Der verdiente Bürgerrechtler Thierse scheint vergessen zu haben, dass die Kulturpolitik des Regimes, gegen das er einst rebellierte, genau diese Art Bevormundung vollstreckte. Willi Stoph nannte Rock'n'Roll einen "modernen Veitstanz" und Walter Ulbrichts sprach: "Ich bin der Meinung Genossen, mit der Monotonie des yeah, yeah, yeah und wie das alles heißt, sollte man doch Schluss machen." Sein Nachfolger erlaubten dann ein wenig "Jugendtanzmusik", auf Deutsch versteht sich. Doch die Erinnerung an sozialistische Geschmacksverbesserer scheint Thierse weniger zu plagen als der Horror vor amerikanischer Unterhaltungskultur. Er findet Quoten gut, "damit deutsche und europäische Kultur sich gegen die Allmacht des amerikanischen Kulturimperialismus durchsetzen kann." Da stimmt die andere Seite der Parteienlandschaft lauthals ein. Die CSU-Granden Erwin Huber und Hans Zehetmair fordern Vorrang für heimische Klänge. Ein CDU-Bundestagsabgeordneter verlangte sogar "Rahmenbedingungen für eine nachhaltige Rock- und Popmusik in Deutschland."

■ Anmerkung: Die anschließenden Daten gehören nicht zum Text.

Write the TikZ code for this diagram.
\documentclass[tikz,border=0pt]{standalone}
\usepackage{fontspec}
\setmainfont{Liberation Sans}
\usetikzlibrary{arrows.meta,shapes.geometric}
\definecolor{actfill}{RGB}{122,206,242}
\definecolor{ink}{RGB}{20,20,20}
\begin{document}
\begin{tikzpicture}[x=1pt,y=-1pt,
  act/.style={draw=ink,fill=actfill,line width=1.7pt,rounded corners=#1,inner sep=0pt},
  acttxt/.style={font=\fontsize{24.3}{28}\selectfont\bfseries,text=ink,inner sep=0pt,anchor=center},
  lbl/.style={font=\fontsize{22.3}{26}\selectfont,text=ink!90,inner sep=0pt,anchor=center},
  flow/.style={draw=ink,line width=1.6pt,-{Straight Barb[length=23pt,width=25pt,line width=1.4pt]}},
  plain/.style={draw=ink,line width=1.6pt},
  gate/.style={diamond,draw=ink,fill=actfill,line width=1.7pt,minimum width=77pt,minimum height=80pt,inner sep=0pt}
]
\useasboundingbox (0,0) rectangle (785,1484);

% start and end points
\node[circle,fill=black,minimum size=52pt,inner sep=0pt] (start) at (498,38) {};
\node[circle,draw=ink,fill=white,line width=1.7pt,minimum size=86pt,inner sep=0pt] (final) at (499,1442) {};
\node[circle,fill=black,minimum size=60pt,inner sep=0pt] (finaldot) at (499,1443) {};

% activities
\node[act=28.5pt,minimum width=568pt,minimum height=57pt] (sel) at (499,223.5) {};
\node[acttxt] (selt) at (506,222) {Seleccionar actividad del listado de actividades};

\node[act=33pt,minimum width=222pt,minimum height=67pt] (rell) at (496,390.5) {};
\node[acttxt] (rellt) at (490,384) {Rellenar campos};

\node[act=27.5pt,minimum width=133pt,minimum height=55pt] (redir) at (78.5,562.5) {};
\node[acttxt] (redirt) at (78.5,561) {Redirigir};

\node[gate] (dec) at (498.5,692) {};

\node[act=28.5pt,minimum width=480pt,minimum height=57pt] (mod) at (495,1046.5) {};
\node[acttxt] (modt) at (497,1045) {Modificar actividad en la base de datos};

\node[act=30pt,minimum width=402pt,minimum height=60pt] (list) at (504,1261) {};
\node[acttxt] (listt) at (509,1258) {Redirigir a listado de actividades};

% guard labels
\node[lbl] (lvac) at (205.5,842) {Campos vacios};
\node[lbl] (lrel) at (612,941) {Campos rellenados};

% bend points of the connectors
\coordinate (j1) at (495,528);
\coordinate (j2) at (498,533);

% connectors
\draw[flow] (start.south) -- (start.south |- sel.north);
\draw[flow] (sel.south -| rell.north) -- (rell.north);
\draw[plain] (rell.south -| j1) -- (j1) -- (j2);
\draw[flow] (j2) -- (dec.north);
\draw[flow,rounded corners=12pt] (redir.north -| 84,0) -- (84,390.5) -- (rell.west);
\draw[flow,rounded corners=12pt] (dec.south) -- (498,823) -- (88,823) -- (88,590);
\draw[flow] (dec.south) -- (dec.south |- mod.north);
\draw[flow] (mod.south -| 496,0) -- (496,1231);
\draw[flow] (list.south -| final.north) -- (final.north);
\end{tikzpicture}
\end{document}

Popmusik als neues Betätigungsfeld für Behörden. Das hat uns gerade noch gefehlt. Niemand ruiniert die deutsche Sprache so gründlich wie staatliche Institutionen. Einerseits scheuen Sie auch die dümmsten Anglizismen nicht ("Brain up - Deutschland sucht seine Superunis") andererseits schließen sie mit ihrem verquasten Amtsdeutsch fast die gesamte Bevölkerung vom Verstehen so fundamentaler Dinge wie den Steuervorschriften aus. Genau jene lebensfremden Sprachwarte, die uns die Rechtschreibreform eingebrockt haben, wollen jetzt Unterhaltungsmusik fürsorglich regeln.

Und Teile der Musikbranche applaudieren dazu. Darin spiegelt sich der Geisteszustand einiger in die Jahre gekommener Deutsch-Rocker, die viel Gesinnung und wenig Groove hervorbringen. Ihr Generationenprojekt bestand darin, das geile, hedonistische, asoziale, freiheitssüchtige Schmuddelkind Rock'n'Roll umzuerziehen, zu einem braven Chorknaben im sozialdemokratischen Gesangsverein. Es kränkt sie, wenn die Radiohörer und CD-Käufer sich ihrem doch so gut gemeintem Programm widersetzen.

Der Verdacht liegt nahe, dass Quotierung mangelnden Publikumserfolg, durch staatliche Hörvorgaben ausgleichen soll. Es gibt jedoch reichlich Belege dafür, dass populär und künstlerisch wertvoll sich nicht ausschließen müssen. International erfolgreiche deutsche Bands wie "Kraftwerk" oder "Ramstein" haben keine Zwangsquoten nötig. Aber wenn sich Bürokraten in etwas verbissen haben, lassen sie so schnell nicht wieder los. Wer weiß, vielleicht nimmt der Bundestagspräsident demnächst die Hitparade ab. Der letzte macht das Radio aus.